The bank faces an increase in risk-weighted assets of $24 billion “as the riskiness of the commodities portfolio is re-assessed,” Credit Suisse analysts led by Carla Antunes-Silva, with an underperform recommendation on shares, wrote in a note. The $4.4 billion would include $2.6 billion in pretax provisioning charges under an adverse scenario, they said.
Standard Chartered said last month financing commodity trading will remain an essential part of its business, even after falling prices worldwide helped curb a decade of profit growth. Still, the bank is tightening lending criteria to mitigate risk from its $61 billion of credit exposure to commodities, exacerbated by slowing economies in India, China and Korea.
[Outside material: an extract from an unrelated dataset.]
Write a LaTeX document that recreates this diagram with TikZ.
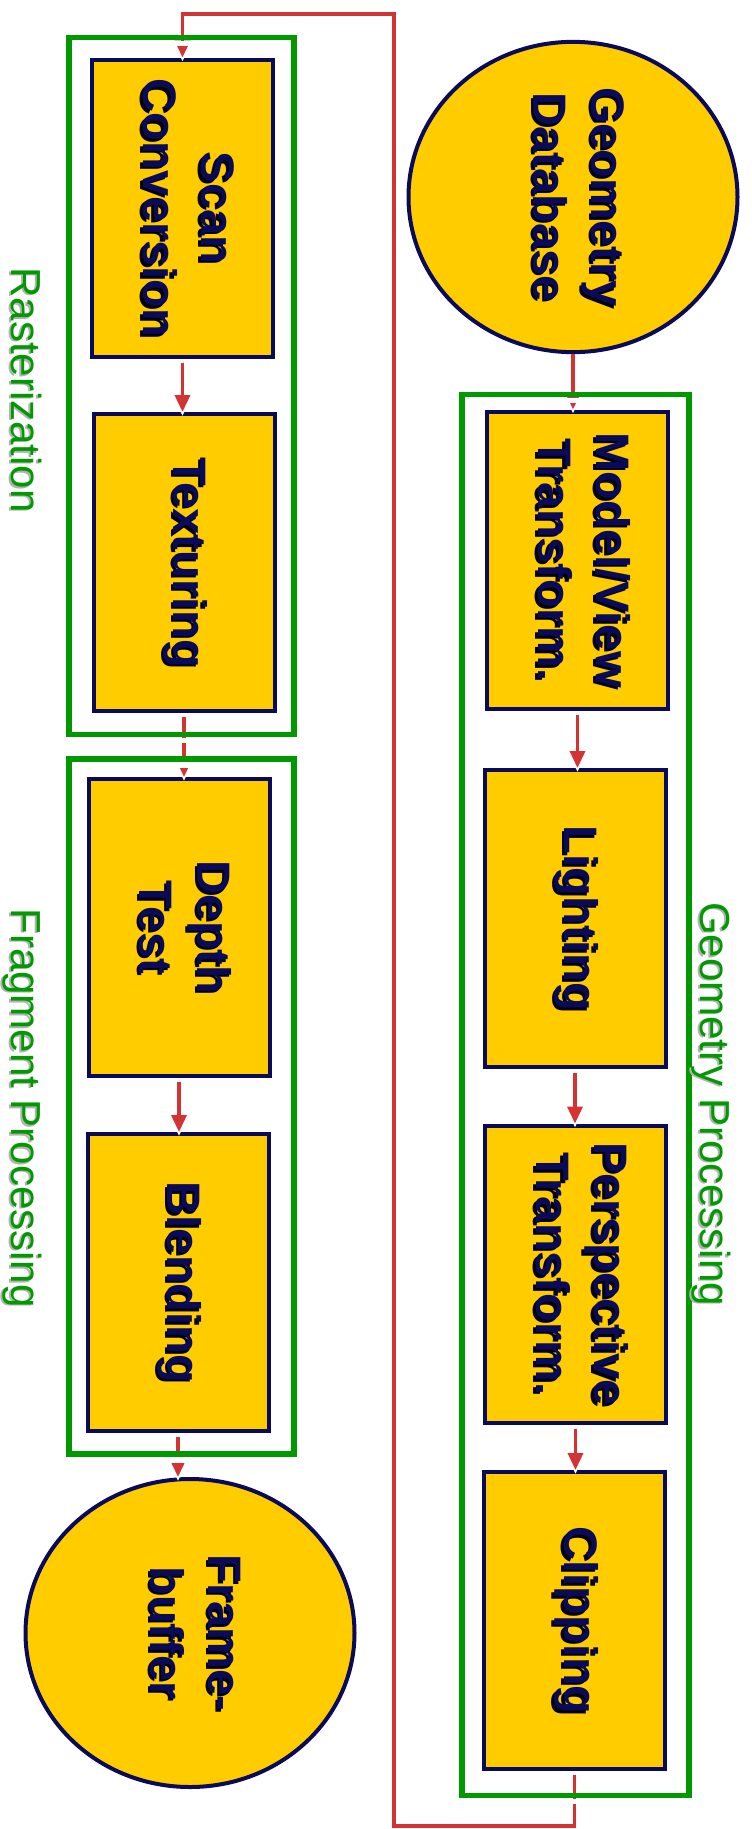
\documentclass[tikz,border=0pt]{standalone}
\usepackage{fontspec}
\setmainfont{Liberation Sans}
\usepackage{graphicx}
\usetikzlibrary{arrows.meta,shapes.geometric}

\definecolor{gold}{HTML}{FFCC00}
\definecolor{navy}{HTML}{0A0A5A}
\definecolor{stagegreen}{HTML}{009900}
\definecolor{flowred}{HTML}{D33333}

% text with a drop shadow: #1 shadow colour, #2 offset, #3 text
\newcommand\shadowed[3]{\makebox[0pt][l]{\hspace*{#2}\raisebox{-#2}{\color{#1}#3}}#3}
% caption of a pipeline stage, running down the page
\newcommand\boxcap[1]{\rotatebox{-90}{\shadowed{black}{2.5pt}{\begin{tabular}{@{}c@{}}#1\end{tabular}}}}
% caption of a group of stages
\newcommand\groupcap[1]{\shadowed{black!30}{1.5pt}{#1}}

\tikzset{
  stage/.style={rectangle, draw=navy, line width=4pt, fill=gold, text=navy,
    minimum width=181pt, minimum height=297pt, inner sep=0pt,
    font=\fontsize{47}{58}\selectfont\bfseries},
  store/.style={stage, ellipse, minimum width=329pt, minimum height=308pt},
  flow/.style={draw=flowred, line width=3.5pt, shorten <=4pt,
    -{Triangle[length=17pt,width=15pt]},
    preaction={draw=white, line width=3.5pt, -{Triangle[length=17pt,width=15pt]},
      transform canvas={yshift=-4pt}}},
  groupframe/.style={draw=stagegreen, line width=5.5pt,
    preaction={draw=white, line width=5.5pt, transform canvas={yshift=-6pt}}},
  grouplabel/.style={text=stagegreen, rotate=-90, anchor=base, inner sep=0pt,
    font=\fontsize{42}{50}\selectfont},
}

\begin{document}
\begin{tikzpicture}[x=1pt,y=-1pt]
\useasboundingbox (0,0) rectangle (752,1829);

% data stores
\node[store] (geodb) at (573,197) {\boxcap{Geometry\\Database}};
\node[store] (fb) at (190,1633) {\boxcap{Frame-\\buffer}};

% geometry stages
\node[stage] (mv) at (577.5,560) {\boxcap{Model/View\\Transform.}};
\node[stage] (light) at (575,918.5) {\boxcap{Lighting}};
\node[stage] (persp) at (575.5,1274) {\boxcap{Perspective\\Transform.}};
\node[stage] (clip) at (574.5,1620.5) {\boxcap{Clipping}};

% raster and fragment stages
\node[stage] (scan) at (182.5,208) {\boxcap{Scan\\Conversion}};
\node[stage] (tex) at (184,562.5) {\boxcap{Texturing}};
\node[stage] (depth) at (179,927.5) {\boxcap{Depth\\Test}};
\node[stage] (blend) at (178,1282.5) {\boxcap{Blending}};

% data flow
\draw[flow, shorten <=0pt] (geodb.south) -- (geodb.south |- mv.north);
\draw[flow] (mv.south) -- (mv.south |- light.north);
\draw[flow] (light.south) -- (light.south |- persp.north);
\draw[flow] (persp.south) -- (persp.south |- clip.north);
\coordinate (loopbr) at (394,1826);
\coordinate (looptr) at (394,14);
\draw[flow] (clip.south) |- (loopbr) -- (looptr) -| (scan.north);
\draw[flow] (scan.south) -- (scan.south |- tex.north);
\draw[flow] (tex.south) -- (tex.south |- depth.north);
\draw[flow] (depth.south) -- (depth.south |- blend.north);
\draw[flow] (blend.south) -- (blend.south |- fb.north);

% stage groups
\draw[groupframe] (69,37.5) rectangle (294,734.5);
\draw[groupframe] (69,759) rectangle (294,1454);
\draw[groupframe] (462,394.5) rectangle (689,1795.5);

\node[grouplabel] (rasterlbl) at (11,390) {\groupcap{Rasterization}};
\node[grouplabel] (fraglbl) at (11,1108) {\groupcap{Fragment Processing}};
\node[grouplabel] (geomlbl) at (700,1104) {\groupcap{Geometry Processing}};
\end{tikzpicture}
\end{document}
Chief Executive Officer Peter Sands, 53, this week announced 4,000 job cuts to reverse two years of sliding earnings amid a 28 percent slump in shares over the past year.
“The further provisioning cost we estimate in this report from the commodities’ exposure could exert significant pressure on an already stretched capital position at Standard Chartered and could warrant capital measures such as further equity raising and/or imminent dividend reductions,” the analysts said. “If commodity prices remain this weak, or fall further, we would not dismiss a possible rights issue, dividend cut.”
The Bloomberg Commodity Index is down about 18 percent in the past year amid growing surpluses, slowing economic growth and a surging dollar. Oil is trading below $45 a barrel, the lowest in more than 5 years.
Standard Chartered reported a 16 percent drop in third-quarter profit amid higher loan impairments, falling commodity prices and faltering economic growth across Asia. The bank is scheduled to release full-year results on March 4.